◆ Work to complete
Give an exact copy of every line, leaving images out.

▽

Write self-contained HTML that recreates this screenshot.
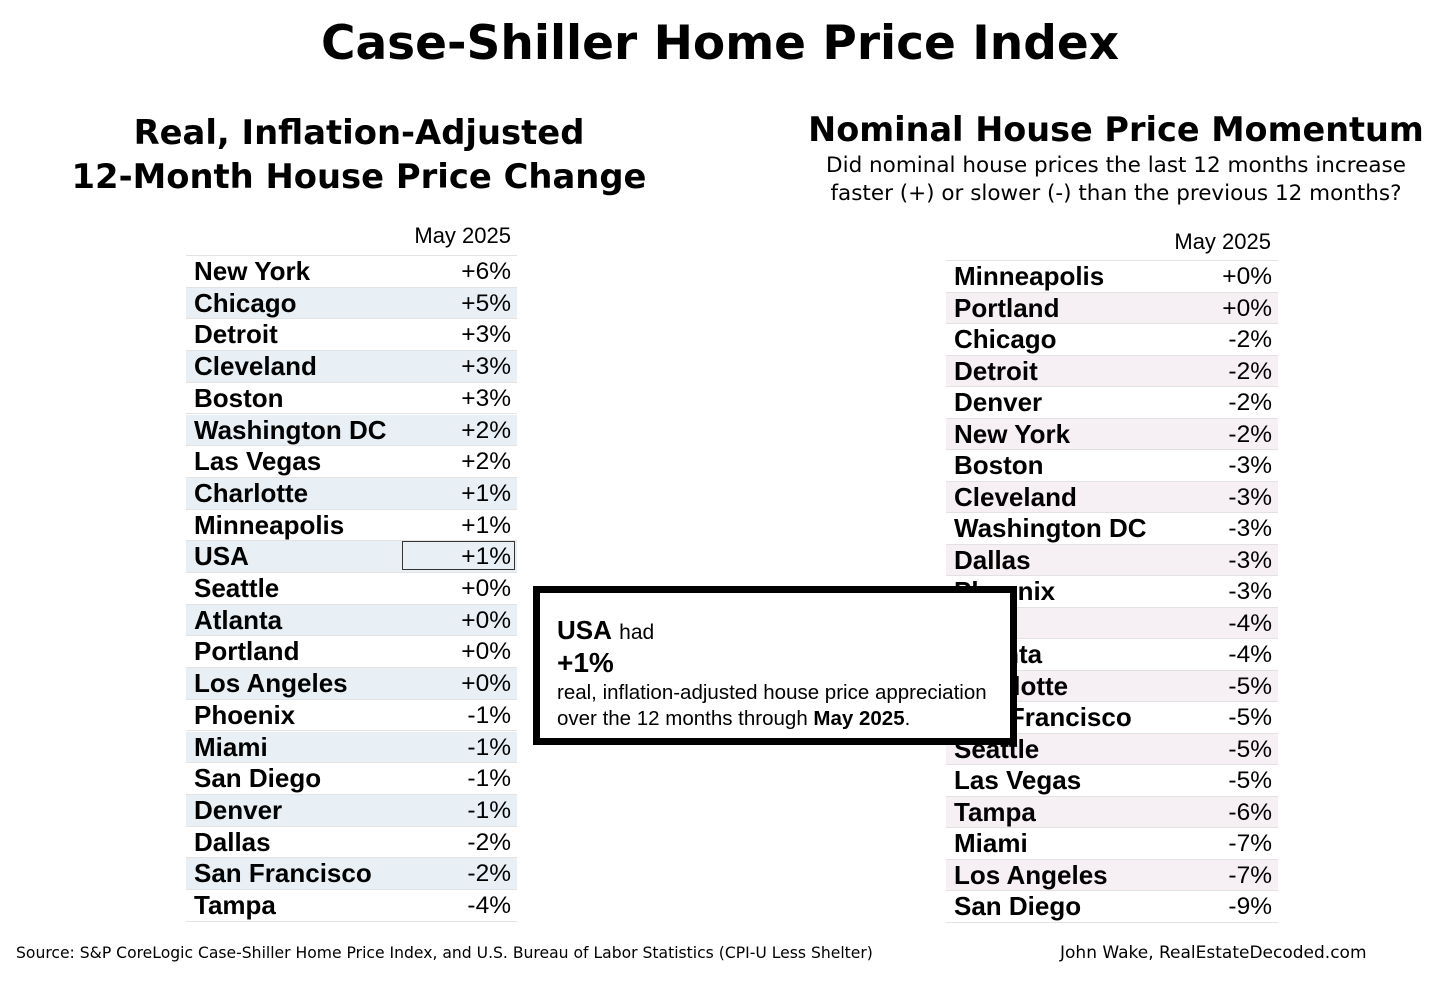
<!DOCTYPE html>
<html><head><meta charset="utf-8">
<style>
body{margin:0;width:1456px;height:984px;background:#fff;position:relative;overflow:hidden;font-family:"Liberation Sans",sans-serif;color:#000}
.abs{position:absolute}
.t{font-family:"DejaVu Sans",sans-serif;font-weight:bold;text-align:center;white-space:nowrap}
.row{position:absolute;height:31.7px;border-bottom:1px solid #e2e2e2;box-sizing:border-box;font-size:26px;line-height:31px}
.row .c{position:absolute;left:8px;font-weight:bold}
.row .v{position:absolute;right:6px;font-size:24.5px}
.hdr{position:absolute;font-size:22px;text-align:right}
</style></head><body>
<div class="abs t" style="left:0;width:1440px;top:16px;font-size:47px">Case-Shiller Home Price Index</div>
<div class="abs t" style="left:59px;width:600px;top:111px;font-size:33.8px;line-height:44px">Real, Inflation-Adjusted<br>12-Month House Price Change</div>
<div class="abs t" style="left:800px;width:632px;top:110px;font-size:33.5px">Nominal House Price Momentum</div>
<div class="abs" style="left:800px;width:632px;top:152px;font-family:'DejaVu Sans',sans-serif;font-size:21.5px;line-height:28px;text-align:center">Did nominal house prices the last 12 months increase<br>faster (+) or slower (-) than the previous 12 months?</div>
<div class="hdr" style="left:300px;width:211px;top:223px">May 2025</div>
<div class="hdr" style="left:1060px;width:211px;top:229px">May 2025</div>
<div id="lt" class="abs" style="left:186px;top:255px;width:331px;border-top:1px solid #e2e2e2"></div>
<div id="rt" class="abs" style="left:946px;top:260px;width:332px;border-top:1px solid #e2e2e2"></div>
<div class="abs" style="left:402px;top:541px;width:113px;height:29px;border:1px solid #333;box-sizing:border-box"></div>
<div class="abs" style="left:533px;top:586px;width:484px;height:159px;border:7px solid #000;box-sizing:border-box;background:#fff">
<div class="abs" style="left:17px;top:22px;font-size:26px;white-space:nowrap"><b>USA</b> <span style="font-size:21px">had</span></div>
<div class="abs" style="left:17px;top:54px;font-size:28px;font-weight:bold">+1%</div>
<div class="abs" style="left:17px;top:87px;font-size:20.5px;line-height:26px;white-space:nowrap">real, inflation-adjusted house price appreciation<br>over the 12 months through <b>May 2025</b>.</div>
</div>
<div class="abs" style="left:16px;top:944px;font-family:'DejaVu Sans',sans-serif;font-size:15.6px;white-space:nowrap">Source: S&amp;P CoreLogic Case-Shiller Home Price Index, and U.S. Bureau of Labor Statistics (CPI-U Less Shelter)</div>
<div class="abs" style="left:1060px;top:943px;font-family:'DejaVu Sans',sans-serif;font-size:17px;white-space:nowrap">John Wake, RealEstateDecoded.com</div>
<script>
const leftCities=["New York","Chicago","Detroit","Cleveland","Boston","Washington DC","Las Vegas","Charlotte","Minneapolis","USA","Seattle","Atlanta","Portland","Los Angeles","Phoenix","Miami","San Diego","Denver","Dallas","San Francisco","Tampa"];
const leftValues=[6,5,3,3,3,2,2,1,1,1,0,0,0,0,-1,-1,-1,-1,-2,-2,-4];
const rightCities=["Minneapolis","Portland","Chicago","Detroit","Denver","New York","Boston","Cleveland","Washington DC","Dallas","Phoenix","USA","Atlanta","Charlotte","San Francisco","Seattle","Las Vegas","Tampa","Miami","Los Angeles","San Diego"];
const rightValues=[0,0,-2,-2,-2,-2,-3,-3,-3,-3,-3,-4,-4,-5,-5,-5,-5,-6,-7,-7,-9];
function fmt(v){return (v>=0?"+":"")+v+"%";}
function build(id,cities,vals,stripe,h){
  const t=document.getElementById(id);
  cities.forEach((c,i)=>{
    const r=document.createElement('div');
    
    
    r.className='row';
    r.style.top=(i*h)+'px';r.style.width='100%';r.style.height=h+'px';
    r.style.background=i%2?stripe:'#fff';
    r.innerHTML='<span class="c">'+c+'</span><span class="v">'+fmt(vals[i])+'</span>';
    t.appendChild(r);
  });
}
build('lt',leftCities,leftValues,'#e8f0f5',31.7);
build('rt',rightCities,rightValues,'#f6eff4',31.5);
</script>
</body></html>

△

◆ The completed task
Write self-contained HTML that recreates this screenshot.
<!DOCTYPE html>
<html><head><meta charset="utf-8">
<style>
body{margin:0;width:1456px;height:984px;background:#fff;position:relative;overflow:hidden;font-family:"Liberation Sans",sans-serif;color:#000}
.abs{position:absolute}
.t{font-family:"DejaVu Sans",sans-serif;font-weight:bold;text-align:center;white-space:nowrap}
.row{position:absolute;height:31.7px;border-bottom:1px solid #e2e2e2;box-sizing:border-box;font-size:26px;line-height:31px}
.row .c{position:absolute;left:8px;font-weight:bold}
.row .v{position:absolute;right:6px;font-size:24.5px}
.hdr{position:absolute;font-size:22px;text-align:right}
</style></head><body>
<div class="abs t" style="left:0;width:1440px;top:16px;font-size:47px">Case-Shiller Home Price Index</div>
<div class="abs t" style="left:59px;width:600px;top:111px;font-size:33.8px;line-height:44px">Real, Inflation-Adjusted<br>12-Month House Price Change</div>
<div class="abs t" style="left:800px;width:632px;top:110px;font-size:33.5px">Nominal House Price Momentum</div>
<div class="abs" style="left:800px;width:632px;top:152px;font-family:'DejaVu Sans',sans-serif;font-size:21.5px;line-height:28px;text-align:center">Did nominal house prices the last 12 months increase<br>faster (+) or slower (-) than the previous 12 months?</div>
<div class="hdr" style="left:300px;width:211px;top:223px">May 2025</div>
<div class="hdr" style="left:1060px;width:211px;top:229px">May 2025</div>
<div id="lt" class="abs" style="left:186px;top:255px;width:331px;border-top:1px solid #e2e2e2"></div>
<div id="rt" class="abs" style="left:946px;top:260px;width:332px;border-top:1px solid #e2e2e2"></div>
<div class="abs" style="left:402px;top:541px;width:113px;height:29px;border:1px solid #333;box-sizing:border-box"></div>
<div class="abs" style="left:533px;top:586px;width:484px;height:159px;border:7px solid #000;box-sizing:border-box;background:#fff">
<div class="abs" style="left:17px;top:22px;font-size:26px;white-space:nowrap"><b>USA</b> <span style="font-size:21px">had</span></div>
<div class="abs" style="left:17px;top:54px;font-size:28px;font-weight:bold">+1%</div>
<div class="abs" style="left:17px;top:87px;font-size:20.5px;line-height:26px;white-space:nowrap">real, inflation-adjusted house price appreciation<br>over the 12 months through <b>May 2025</b>.</div>
</div>
<div class="abs" style="left:16px;top:944px;font-family:'DejaVu Sans',sans-serif;font-size:15.6px;white-space:nowrap">Source: S&amp;P CoreLogic Case-Shiller Home Price Index, and U.S. Bureau of Labor Statistics (CPI-U Less Shelter)</div>
<div class="abs" style="left:1060px;top:943px;font-family:'DejaVu Sans',sans-serif;font-size:17px;white-space:nowrap">John Wake, RealEstateDecoded.com</div>
<script>
const leftCities=["New York","Chicago","Detroit","Cleveland","Boston","Washington DC","Las Vegas","Charlotte","Minneapolis","USA","Seattle","Atlanta","Portland","Los Angeles","Phoenix","Miami","San Diego","Denver","Dallas","San Francisco","Tampa"];
const leftValues=[6,5,3,3,3,2,2,1,1,1,0,0,0,0,-1,-1,-1,-1,-2,-2,-4];
const rightCities=["Minneapolis","Portland","Chicago","Detroit","Denver","New York","Boston","Cleveland","Washington DC","Dallas","Phoenix","USA","Atlanta","Charlotte","San Francisco","Seattle","Las Vegas","Tampa","Miami","Los Angeles","San Diego"];
const rightValues=[0,0,-2,-2,-2,-2,-3,-3,-3,-3,-3,-4,-4,-5,-5,-5,-5,-6,-7,-7,-9];
function fmt(v){return (v>=0?"+":"")+v+"%";}
function build(id,cities,vals,stripe,h){
  const t=document.getElementById(id);
  cities.forEach((c,i)=>{
    const r=document.createElement('div');
    
    
    r.className='row';
    r.style.top=(i*h)+'px';r.style.width='100%';r.style.height=h+'px';
    r.style.background=i%2?stripe:'#fff';
    r.innerHTML='<span class="c">'+c+'</span><span class="v">'+fmt(vals[i])+'</span>';
    t.appendChild(r);
  });
}
build('lt',leftCities,leftValues,'#e8f0f5',31.7);
build('rt',rightCities,rightValues,'#f6eff4',31.5);
</script>
</body></html>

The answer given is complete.